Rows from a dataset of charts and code

____

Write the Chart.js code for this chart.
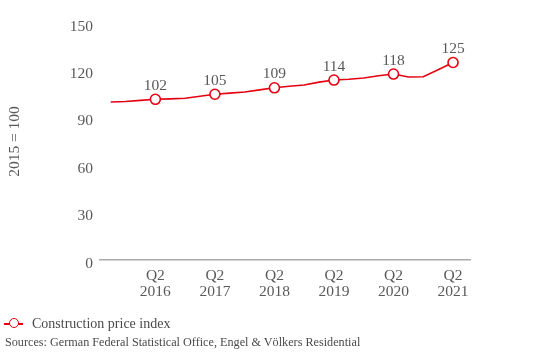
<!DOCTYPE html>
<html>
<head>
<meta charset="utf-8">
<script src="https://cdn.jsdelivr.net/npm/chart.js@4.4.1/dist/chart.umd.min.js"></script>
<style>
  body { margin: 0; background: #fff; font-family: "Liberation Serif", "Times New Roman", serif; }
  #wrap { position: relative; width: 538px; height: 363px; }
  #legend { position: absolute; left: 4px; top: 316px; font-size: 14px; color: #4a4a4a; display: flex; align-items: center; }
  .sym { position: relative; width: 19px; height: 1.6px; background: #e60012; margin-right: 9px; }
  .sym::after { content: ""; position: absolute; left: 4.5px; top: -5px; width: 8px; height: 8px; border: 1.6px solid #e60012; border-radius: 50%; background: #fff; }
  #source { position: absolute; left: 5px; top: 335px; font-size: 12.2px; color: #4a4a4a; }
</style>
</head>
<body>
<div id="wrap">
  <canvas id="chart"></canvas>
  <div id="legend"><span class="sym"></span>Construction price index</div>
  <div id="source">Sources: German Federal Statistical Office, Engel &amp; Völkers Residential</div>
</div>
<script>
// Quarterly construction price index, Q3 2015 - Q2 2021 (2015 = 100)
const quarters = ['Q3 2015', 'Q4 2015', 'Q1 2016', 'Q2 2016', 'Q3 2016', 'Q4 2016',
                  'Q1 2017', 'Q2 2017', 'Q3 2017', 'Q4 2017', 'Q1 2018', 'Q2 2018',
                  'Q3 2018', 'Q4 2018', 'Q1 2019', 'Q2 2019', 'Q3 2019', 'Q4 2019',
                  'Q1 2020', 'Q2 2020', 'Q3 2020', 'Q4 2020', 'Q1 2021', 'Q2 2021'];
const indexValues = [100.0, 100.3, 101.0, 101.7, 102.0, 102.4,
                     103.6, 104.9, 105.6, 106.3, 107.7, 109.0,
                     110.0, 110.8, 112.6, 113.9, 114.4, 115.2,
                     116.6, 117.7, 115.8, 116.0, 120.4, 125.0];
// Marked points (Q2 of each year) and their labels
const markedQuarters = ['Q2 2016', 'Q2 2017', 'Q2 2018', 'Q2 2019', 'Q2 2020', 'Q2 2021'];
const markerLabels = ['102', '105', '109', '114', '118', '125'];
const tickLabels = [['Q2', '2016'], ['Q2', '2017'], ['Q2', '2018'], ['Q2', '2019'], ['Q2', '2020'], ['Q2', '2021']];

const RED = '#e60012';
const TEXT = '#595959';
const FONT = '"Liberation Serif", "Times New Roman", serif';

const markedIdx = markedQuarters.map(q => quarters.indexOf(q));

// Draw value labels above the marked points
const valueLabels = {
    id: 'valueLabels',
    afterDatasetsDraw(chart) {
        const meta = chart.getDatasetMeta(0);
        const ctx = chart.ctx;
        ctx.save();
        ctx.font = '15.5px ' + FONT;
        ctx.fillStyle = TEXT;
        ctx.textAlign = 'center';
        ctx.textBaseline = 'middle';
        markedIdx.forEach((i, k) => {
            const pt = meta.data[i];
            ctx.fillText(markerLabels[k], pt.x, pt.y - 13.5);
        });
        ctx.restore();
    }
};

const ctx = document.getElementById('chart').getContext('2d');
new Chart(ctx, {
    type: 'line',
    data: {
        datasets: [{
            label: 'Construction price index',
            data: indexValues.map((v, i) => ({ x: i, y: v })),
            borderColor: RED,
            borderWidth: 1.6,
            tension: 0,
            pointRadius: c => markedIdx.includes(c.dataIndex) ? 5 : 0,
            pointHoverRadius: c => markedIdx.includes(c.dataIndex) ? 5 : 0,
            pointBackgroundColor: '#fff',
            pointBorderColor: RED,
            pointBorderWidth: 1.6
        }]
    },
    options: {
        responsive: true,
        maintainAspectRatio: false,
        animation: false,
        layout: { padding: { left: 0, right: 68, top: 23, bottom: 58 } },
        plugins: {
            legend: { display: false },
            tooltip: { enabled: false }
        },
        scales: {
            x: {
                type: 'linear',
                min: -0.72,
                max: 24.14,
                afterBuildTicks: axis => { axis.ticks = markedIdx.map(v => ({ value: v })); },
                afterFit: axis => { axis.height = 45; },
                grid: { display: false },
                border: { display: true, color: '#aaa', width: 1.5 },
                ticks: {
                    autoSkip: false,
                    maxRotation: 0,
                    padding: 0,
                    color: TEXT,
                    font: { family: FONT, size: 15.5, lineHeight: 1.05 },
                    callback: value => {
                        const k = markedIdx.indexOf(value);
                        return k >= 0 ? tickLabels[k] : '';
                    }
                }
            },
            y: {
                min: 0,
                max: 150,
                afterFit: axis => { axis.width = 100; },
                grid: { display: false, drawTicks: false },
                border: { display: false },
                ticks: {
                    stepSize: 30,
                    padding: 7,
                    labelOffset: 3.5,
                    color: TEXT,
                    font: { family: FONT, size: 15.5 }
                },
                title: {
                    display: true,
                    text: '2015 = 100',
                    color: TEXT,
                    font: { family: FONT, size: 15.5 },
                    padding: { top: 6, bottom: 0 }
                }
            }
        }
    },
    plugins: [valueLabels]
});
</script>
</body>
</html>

____

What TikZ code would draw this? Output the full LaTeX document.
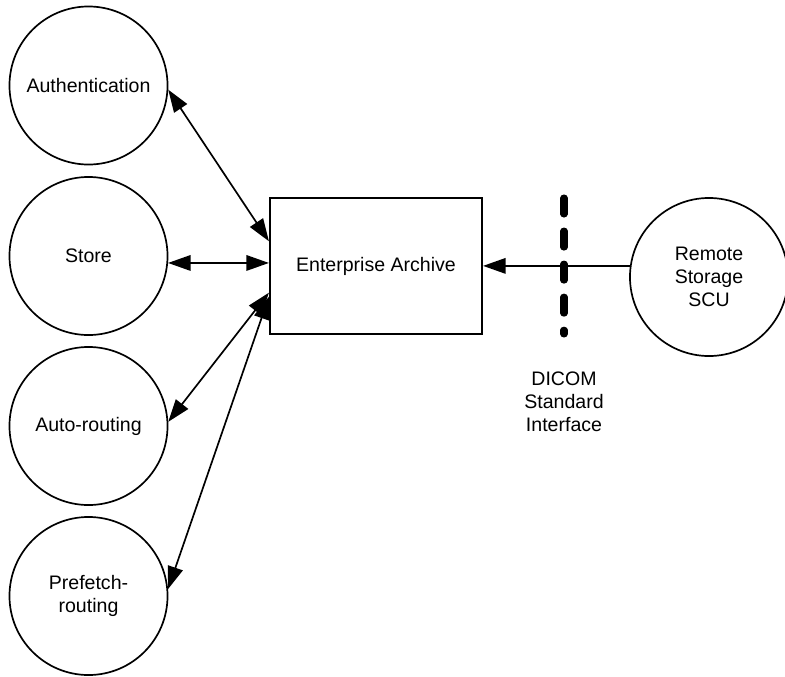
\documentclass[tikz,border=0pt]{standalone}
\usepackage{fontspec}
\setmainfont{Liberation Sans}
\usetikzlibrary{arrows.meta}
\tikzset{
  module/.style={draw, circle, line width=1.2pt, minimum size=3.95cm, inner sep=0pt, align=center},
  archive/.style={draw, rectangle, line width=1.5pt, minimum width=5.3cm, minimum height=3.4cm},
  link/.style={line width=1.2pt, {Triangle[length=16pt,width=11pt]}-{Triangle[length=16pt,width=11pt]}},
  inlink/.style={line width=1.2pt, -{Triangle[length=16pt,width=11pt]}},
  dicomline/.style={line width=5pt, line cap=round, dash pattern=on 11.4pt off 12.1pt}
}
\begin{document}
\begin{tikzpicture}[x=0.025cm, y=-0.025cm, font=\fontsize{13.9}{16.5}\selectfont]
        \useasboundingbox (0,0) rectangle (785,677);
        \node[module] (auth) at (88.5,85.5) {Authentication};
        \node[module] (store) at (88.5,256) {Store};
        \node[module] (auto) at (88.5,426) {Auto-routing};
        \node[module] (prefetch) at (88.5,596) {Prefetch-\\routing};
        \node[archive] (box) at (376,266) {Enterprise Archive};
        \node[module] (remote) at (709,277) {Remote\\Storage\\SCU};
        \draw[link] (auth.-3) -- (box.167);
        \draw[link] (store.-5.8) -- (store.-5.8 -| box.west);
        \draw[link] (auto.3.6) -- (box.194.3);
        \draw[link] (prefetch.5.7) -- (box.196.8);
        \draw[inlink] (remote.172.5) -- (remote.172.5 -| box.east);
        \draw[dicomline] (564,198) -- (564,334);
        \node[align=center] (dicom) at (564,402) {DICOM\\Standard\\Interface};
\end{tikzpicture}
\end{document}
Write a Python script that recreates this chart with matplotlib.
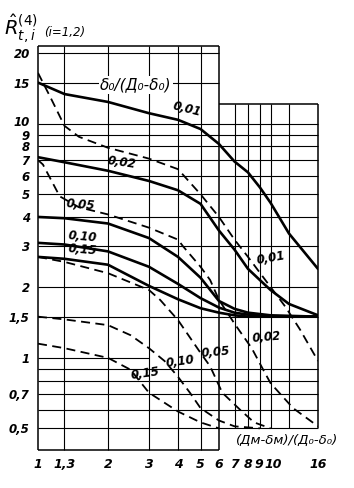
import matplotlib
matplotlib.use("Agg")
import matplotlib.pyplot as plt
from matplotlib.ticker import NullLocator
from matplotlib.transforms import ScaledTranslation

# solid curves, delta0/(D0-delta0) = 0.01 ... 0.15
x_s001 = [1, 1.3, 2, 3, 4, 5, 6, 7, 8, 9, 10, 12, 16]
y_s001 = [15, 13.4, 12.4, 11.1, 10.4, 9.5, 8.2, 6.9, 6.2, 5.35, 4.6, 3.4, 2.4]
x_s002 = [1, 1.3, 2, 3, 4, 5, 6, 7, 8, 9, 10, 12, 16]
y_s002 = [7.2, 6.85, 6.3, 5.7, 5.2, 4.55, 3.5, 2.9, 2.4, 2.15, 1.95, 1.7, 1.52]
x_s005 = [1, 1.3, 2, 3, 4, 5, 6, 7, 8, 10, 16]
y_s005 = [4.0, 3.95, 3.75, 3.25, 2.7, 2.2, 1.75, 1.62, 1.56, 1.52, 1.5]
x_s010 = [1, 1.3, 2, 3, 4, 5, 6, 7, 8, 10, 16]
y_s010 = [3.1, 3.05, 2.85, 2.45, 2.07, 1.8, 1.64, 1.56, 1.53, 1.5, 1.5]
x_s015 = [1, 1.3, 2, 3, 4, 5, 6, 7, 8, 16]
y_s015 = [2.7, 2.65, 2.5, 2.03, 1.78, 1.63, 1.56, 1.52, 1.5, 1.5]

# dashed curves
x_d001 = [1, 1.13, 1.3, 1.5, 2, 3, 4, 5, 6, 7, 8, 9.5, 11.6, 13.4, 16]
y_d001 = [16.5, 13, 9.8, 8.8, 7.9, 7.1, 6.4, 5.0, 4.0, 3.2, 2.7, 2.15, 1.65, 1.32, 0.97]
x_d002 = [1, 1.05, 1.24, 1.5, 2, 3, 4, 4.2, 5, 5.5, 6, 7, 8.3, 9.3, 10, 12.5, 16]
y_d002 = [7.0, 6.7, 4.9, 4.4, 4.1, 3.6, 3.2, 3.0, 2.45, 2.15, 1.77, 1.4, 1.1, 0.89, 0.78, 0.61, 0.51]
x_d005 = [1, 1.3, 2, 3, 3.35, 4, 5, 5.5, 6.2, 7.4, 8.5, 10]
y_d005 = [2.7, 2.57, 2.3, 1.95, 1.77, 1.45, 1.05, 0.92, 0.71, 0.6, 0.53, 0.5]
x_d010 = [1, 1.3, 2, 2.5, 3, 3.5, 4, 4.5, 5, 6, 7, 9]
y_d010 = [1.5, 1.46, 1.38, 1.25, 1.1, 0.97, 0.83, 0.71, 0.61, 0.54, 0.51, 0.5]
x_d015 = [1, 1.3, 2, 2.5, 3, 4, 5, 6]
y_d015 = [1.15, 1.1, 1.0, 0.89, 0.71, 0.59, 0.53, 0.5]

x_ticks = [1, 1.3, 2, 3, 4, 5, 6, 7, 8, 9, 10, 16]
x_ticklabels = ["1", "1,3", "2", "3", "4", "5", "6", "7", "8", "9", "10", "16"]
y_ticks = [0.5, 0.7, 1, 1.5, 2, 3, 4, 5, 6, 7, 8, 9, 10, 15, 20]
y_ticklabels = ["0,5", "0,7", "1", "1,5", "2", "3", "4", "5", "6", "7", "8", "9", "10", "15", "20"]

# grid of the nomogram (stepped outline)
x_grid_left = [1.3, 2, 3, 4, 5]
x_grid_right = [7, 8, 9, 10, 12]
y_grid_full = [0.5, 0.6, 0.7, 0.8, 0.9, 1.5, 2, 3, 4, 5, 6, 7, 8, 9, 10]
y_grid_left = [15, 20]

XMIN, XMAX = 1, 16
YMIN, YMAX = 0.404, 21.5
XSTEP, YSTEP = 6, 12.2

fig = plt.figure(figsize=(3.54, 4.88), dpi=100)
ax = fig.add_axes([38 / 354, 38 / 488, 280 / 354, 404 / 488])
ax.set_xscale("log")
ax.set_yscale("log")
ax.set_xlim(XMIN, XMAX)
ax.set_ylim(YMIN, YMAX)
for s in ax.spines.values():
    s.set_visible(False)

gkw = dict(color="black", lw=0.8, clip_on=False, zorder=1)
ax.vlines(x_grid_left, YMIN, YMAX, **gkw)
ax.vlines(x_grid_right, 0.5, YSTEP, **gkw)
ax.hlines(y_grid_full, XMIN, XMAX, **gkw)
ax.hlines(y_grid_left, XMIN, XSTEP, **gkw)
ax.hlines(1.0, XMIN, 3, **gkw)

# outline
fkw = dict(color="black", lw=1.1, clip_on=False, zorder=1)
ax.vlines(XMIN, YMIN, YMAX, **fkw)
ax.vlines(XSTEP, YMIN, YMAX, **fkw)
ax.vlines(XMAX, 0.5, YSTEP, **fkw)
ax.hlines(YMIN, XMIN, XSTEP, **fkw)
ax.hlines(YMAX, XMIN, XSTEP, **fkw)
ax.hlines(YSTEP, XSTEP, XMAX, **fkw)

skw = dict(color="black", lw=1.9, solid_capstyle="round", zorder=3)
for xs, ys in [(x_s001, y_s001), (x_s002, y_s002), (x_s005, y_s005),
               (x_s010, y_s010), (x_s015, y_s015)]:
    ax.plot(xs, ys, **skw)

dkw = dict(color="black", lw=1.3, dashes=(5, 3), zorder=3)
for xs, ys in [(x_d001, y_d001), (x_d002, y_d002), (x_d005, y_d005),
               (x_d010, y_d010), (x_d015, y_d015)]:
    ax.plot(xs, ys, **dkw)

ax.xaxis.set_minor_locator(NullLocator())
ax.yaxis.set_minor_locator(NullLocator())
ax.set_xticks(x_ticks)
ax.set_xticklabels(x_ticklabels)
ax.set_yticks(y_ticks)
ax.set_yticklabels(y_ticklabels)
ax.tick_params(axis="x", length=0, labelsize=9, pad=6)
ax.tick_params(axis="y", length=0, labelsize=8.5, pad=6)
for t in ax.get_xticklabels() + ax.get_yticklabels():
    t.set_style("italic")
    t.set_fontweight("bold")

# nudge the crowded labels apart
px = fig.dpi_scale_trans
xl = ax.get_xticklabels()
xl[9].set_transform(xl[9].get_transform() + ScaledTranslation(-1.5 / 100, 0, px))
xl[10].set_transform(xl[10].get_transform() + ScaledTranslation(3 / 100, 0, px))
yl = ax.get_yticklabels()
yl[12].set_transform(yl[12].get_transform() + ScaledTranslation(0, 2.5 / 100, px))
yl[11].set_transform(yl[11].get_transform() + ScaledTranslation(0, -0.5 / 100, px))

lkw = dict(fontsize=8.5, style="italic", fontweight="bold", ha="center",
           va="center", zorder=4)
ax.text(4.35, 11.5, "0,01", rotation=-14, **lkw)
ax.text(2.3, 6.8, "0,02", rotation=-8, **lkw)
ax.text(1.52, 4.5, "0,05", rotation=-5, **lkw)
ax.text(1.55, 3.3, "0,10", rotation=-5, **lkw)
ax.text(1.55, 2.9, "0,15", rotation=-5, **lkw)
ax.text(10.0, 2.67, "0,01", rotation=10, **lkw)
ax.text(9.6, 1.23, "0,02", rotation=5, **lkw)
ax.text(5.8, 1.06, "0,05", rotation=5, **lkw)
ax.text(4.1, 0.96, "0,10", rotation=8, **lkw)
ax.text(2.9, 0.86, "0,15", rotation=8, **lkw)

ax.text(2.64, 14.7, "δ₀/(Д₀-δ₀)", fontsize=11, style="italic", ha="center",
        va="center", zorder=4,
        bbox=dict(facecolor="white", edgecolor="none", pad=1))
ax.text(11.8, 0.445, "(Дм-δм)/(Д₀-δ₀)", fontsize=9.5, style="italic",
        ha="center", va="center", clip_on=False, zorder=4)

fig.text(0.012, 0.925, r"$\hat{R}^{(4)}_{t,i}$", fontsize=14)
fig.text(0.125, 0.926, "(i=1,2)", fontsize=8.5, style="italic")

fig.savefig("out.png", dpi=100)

____

Work to do
Look over the listing. Pull out every line with the string "Write" in it.

The result
Write the Chart.js code for this chart.
Write a Python script that recreates this chart with matplotlib.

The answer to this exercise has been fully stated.